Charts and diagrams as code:
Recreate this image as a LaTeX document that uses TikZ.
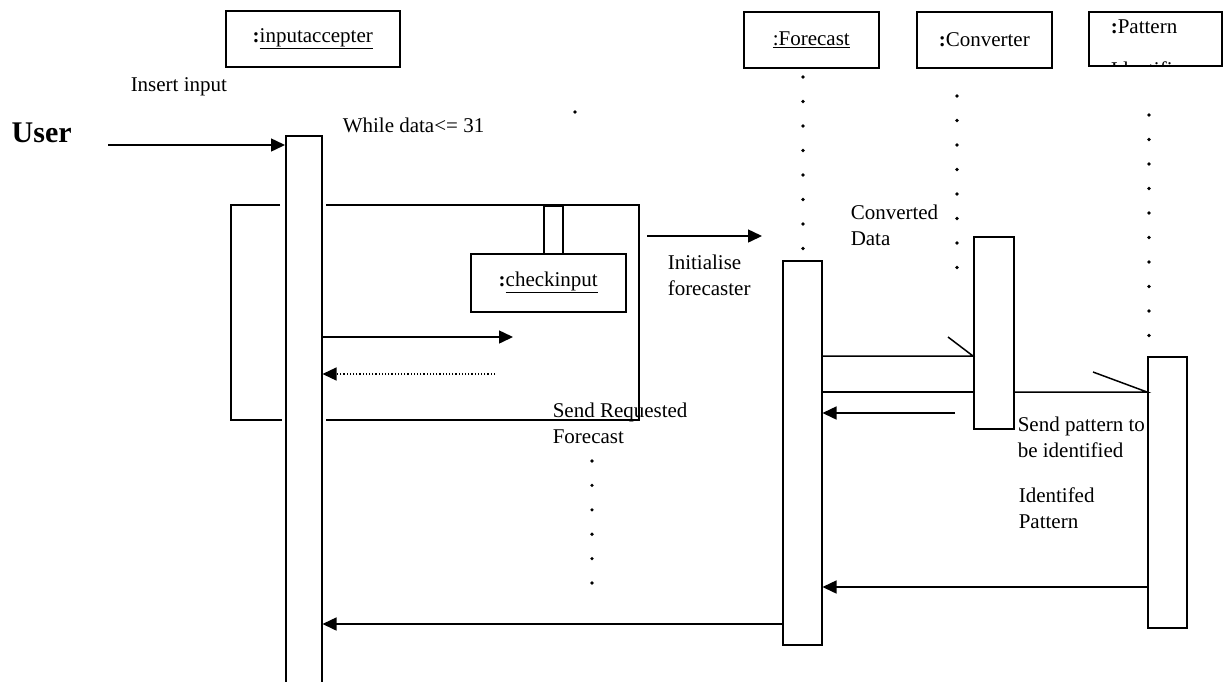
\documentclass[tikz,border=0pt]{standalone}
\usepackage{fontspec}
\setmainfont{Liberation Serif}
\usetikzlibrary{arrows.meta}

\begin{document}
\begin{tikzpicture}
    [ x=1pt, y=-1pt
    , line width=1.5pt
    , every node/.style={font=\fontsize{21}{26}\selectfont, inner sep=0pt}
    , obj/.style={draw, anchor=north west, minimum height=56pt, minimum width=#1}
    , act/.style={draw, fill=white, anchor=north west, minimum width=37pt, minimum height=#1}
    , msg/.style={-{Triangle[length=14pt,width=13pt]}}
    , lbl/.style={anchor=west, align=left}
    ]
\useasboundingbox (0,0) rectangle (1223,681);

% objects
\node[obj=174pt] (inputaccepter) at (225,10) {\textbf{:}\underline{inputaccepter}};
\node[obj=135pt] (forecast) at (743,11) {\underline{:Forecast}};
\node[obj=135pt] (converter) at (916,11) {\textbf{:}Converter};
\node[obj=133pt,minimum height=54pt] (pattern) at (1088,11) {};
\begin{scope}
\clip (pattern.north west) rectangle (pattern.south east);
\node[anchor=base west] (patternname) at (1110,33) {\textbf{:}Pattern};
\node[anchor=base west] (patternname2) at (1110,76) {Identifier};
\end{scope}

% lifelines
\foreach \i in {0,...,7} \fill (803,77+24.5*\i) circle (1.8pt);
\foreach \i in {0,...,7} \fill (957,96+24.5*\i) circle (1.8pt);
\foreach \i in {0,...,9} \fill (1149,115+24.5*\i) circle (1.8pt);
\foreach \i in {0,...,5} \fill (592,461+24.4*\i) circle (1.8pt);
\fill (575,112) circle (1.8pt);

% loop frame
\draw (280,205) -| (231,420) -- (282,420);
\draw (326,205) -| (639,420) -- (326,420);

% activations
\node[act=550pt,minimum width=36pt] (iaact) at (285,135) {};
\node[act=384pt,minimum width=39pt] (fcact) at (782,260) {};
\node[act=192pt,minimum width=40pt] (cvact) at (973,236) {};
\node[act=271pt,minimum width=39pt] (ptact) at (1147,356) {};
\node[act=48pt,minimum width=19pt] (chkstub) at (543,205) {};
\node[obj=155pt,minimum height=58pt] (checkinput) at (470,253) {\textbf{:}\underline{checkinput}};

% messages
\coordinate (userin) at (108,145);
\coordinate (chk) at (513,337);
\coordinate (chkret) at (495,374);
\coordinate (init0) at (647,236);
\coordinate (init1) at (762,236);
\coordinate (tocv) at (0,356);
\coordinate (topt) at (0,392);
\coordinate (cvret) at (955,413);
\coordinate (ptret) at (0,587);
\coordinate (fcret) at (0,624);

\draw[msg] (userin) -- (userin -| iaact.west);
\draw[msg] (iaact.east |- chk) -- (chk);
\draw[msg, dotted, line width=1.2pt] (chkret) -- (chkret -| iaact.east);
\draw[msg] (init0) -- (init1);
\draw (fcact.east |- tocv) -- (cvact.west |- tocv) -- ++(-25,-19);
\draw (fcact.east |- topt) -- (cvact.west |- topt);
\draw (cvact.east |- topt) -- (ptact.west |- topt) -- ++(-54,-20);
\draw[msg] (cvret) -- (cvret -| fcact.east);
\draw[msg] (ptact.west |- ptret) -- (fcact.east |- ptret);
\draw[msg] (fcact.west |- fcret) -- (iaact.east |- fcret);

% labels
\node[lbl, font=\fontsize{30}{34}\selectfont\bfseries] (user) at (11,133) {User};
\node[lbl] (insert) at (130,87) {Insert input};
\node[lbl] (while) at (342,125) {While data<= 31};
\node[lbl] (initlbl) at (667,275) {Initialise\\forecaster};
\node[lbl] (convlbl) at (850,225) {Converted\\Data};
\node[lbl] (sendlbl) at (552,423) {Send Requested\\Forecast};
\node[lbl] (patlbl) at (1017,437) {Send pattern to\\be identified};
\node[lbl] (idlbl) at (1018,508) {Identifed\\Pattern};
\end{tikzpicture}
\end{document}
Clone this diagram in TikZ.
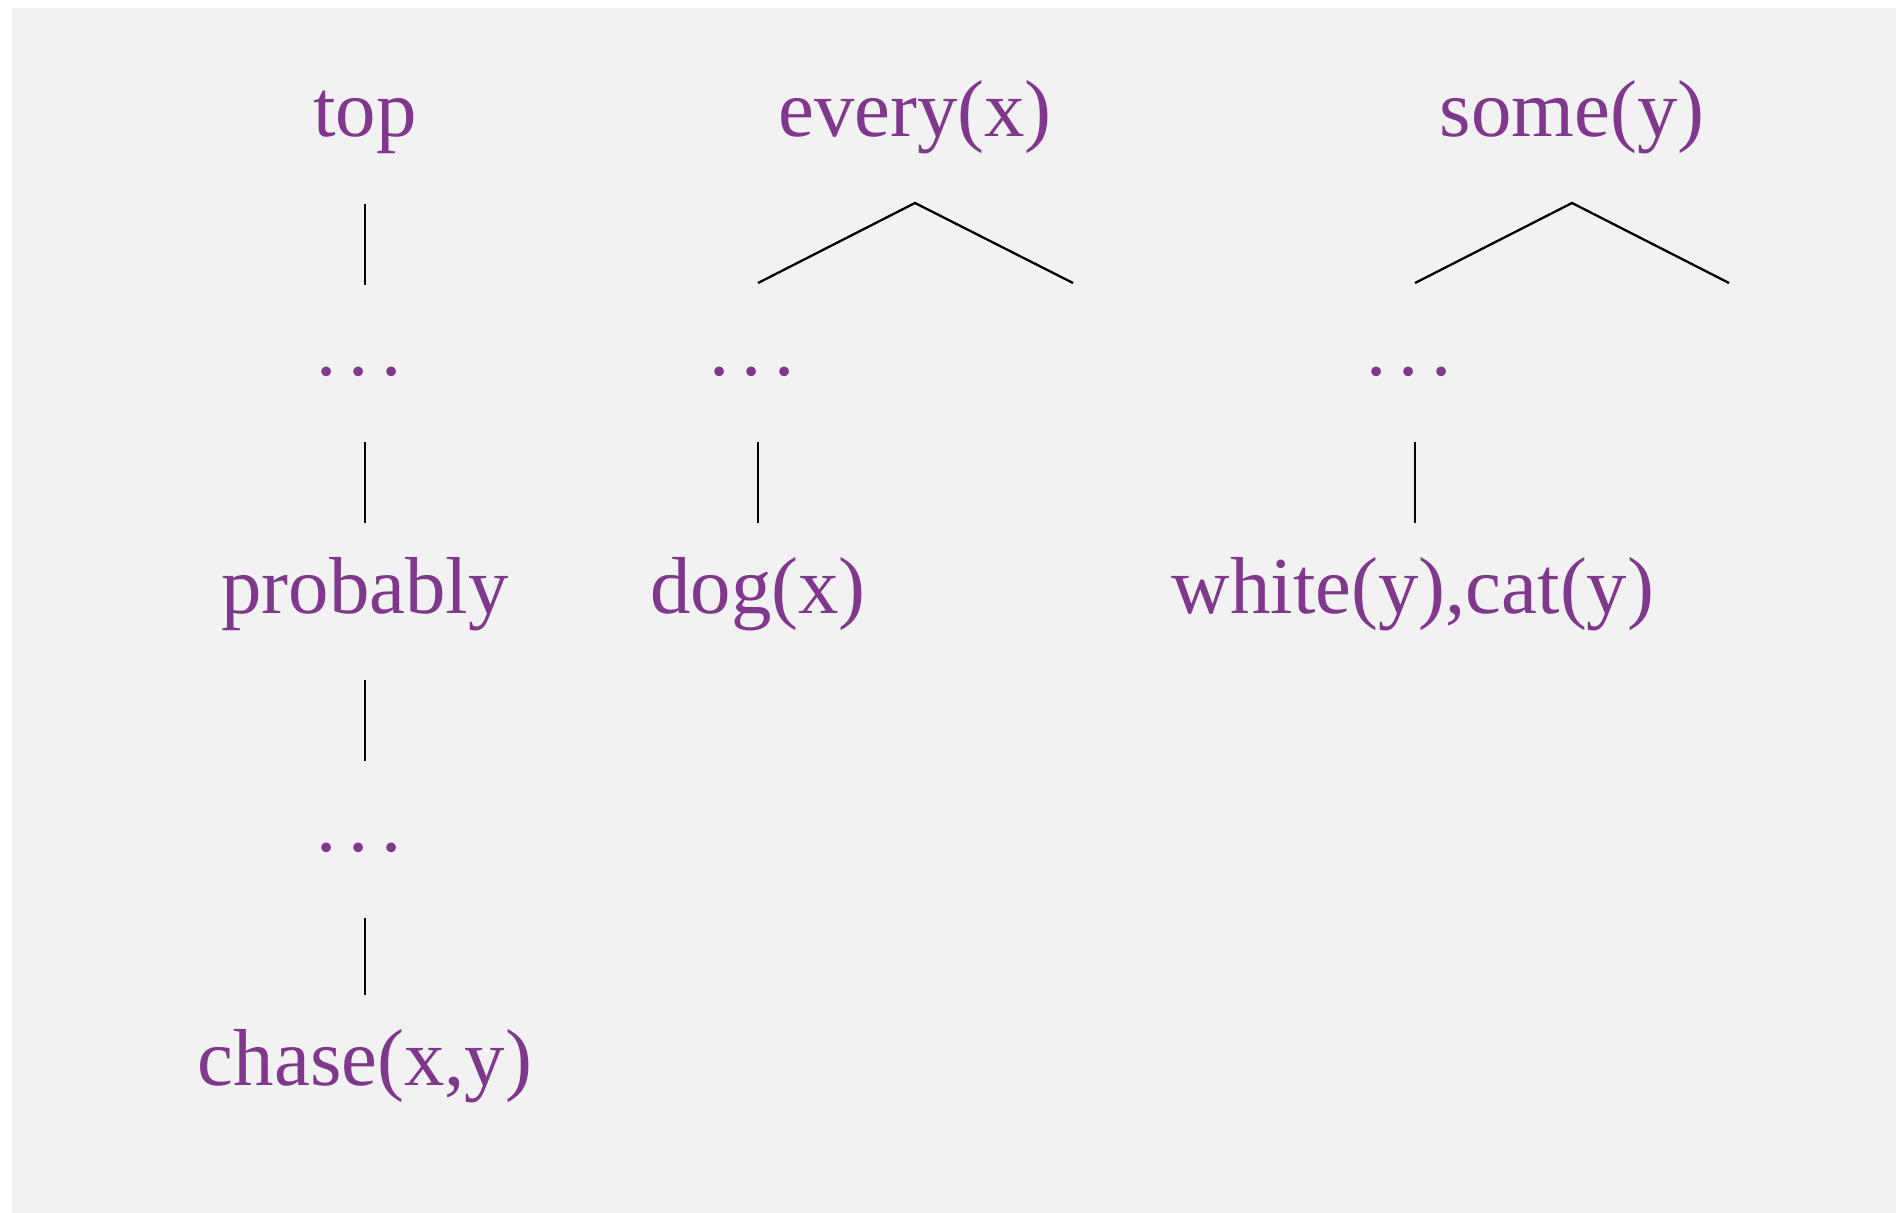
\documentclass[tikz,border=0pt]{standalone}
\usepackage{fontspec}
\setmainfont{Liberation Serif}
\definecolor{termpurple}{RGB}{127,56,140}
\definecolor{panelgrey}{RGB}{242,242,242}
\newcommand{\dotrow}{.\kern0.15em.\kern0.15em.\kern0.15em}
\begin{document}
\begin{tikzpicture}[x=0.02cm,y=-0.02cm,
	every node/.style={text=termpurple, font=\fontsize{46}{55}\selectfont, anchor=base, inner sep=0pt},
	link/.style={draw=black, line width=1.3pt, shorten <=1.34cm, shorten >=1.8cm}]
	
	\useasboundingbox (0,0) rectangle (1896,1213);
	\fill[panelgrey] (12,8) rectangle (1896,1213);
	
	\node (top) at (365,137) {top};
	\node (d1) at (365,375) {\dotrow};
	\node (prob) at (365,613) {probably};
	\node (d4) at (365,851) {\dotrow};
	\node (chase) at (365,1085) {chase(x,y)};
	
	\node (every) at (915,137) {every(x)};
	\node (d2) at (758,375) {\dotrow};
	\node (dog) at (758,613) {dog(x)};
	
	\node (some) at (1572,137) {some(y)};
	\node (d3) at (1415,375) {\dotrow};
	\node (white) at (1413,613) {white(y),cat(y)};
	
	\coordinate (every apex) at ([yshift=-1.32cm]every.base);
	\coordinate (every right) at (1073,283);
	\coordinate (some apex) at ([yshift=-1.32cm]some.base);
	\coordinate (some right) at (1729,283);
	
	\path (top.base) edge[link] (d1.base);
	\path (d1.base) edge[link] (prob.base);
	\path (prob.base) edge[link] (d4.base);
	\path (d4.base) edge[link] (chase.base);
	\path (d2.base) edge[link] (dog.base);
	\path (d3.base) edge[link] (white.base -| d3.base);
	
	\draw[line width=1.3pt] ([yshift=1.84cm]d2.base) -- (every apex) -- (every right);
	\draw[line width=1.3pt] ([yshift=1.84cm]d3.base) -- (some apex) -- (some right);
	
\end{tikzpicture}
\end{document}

WHAT IS EXPECTED: Without the pictures, give again exactly the lines above starting at the line containing "Clone this diagram in TikZ." and ending at the line containing "(white.base -| d3.base);".

SOLUTION TO THE EXERCISE:
Clone this diagram in TikZ.
\documentclass[tikz,border=0pt]{standalone}
\usepackage{fontspec}
\setmainfont{Liberation Serif}
\definecolor{termpurple}{RGB}{127,56,140}
\definecolor{panelgrey}{RGB}{242,242,242}
\newcommand{\dotrow}{.\kern0.15em.\kern0.15em.\kern0.15em}
\begin{document}
\begin{tikzpicture}[x=0.02cm,y=-0.02cm,
	every node/.style={text=termpurple, font=\fontsize{46}{55}\selectfont, anchor=base, inner sep=0pt},
	link/.style={draw=black, line width=1.3pt, shorten <=1.34cm, shorten >=1.8cm}]
	
	\useasboundingbox (0,0) rectangle (1896,1213);
	\fill[panelgrey] (12,8) rectangle (1896,1213);
	
	\node (top) at (365,137) {top};
	\node (d1) at (365,375) {\dotrow};
	\node (prob) at (365,613) {probably};
	\node (d4) at (365,851) {\dotrow};
	\node (chase) at (365,1085) {chase(x,y)};
	
	\node (every) at (915,137) {every(x)};
	\node (d2) at (758,375) {\dotrow};
	\node (dog) at (758,613) {dog(x)};
	
	\node (some) at (1572,137) {some(y)};
	\node (d3) at (1415,375) {\dotrow};
	\node (white) at (1413,613) {white(y),cat(y)};
	
	\coordinate (every apex) at ([yshift=-1.32cm]every.base);
	\coordinate (every right) at (1073,283);
	\coordinate (some apex) at ([yshift=-1.32cm]some.base);
	\coordinate (some right) at (1729,283);
	
	\path (top.base) edge[link] (d1.base);
	\path (d1.base) edge[link] (prob.base);
	\path (prob.base) edge[link] (d4.base);
	\path (d4.base) edge[link] (chase.base);
	\path (d2.base) edge[link] (dog.base);
	\path (d3.base) edge[link] (white.base -| d3.base);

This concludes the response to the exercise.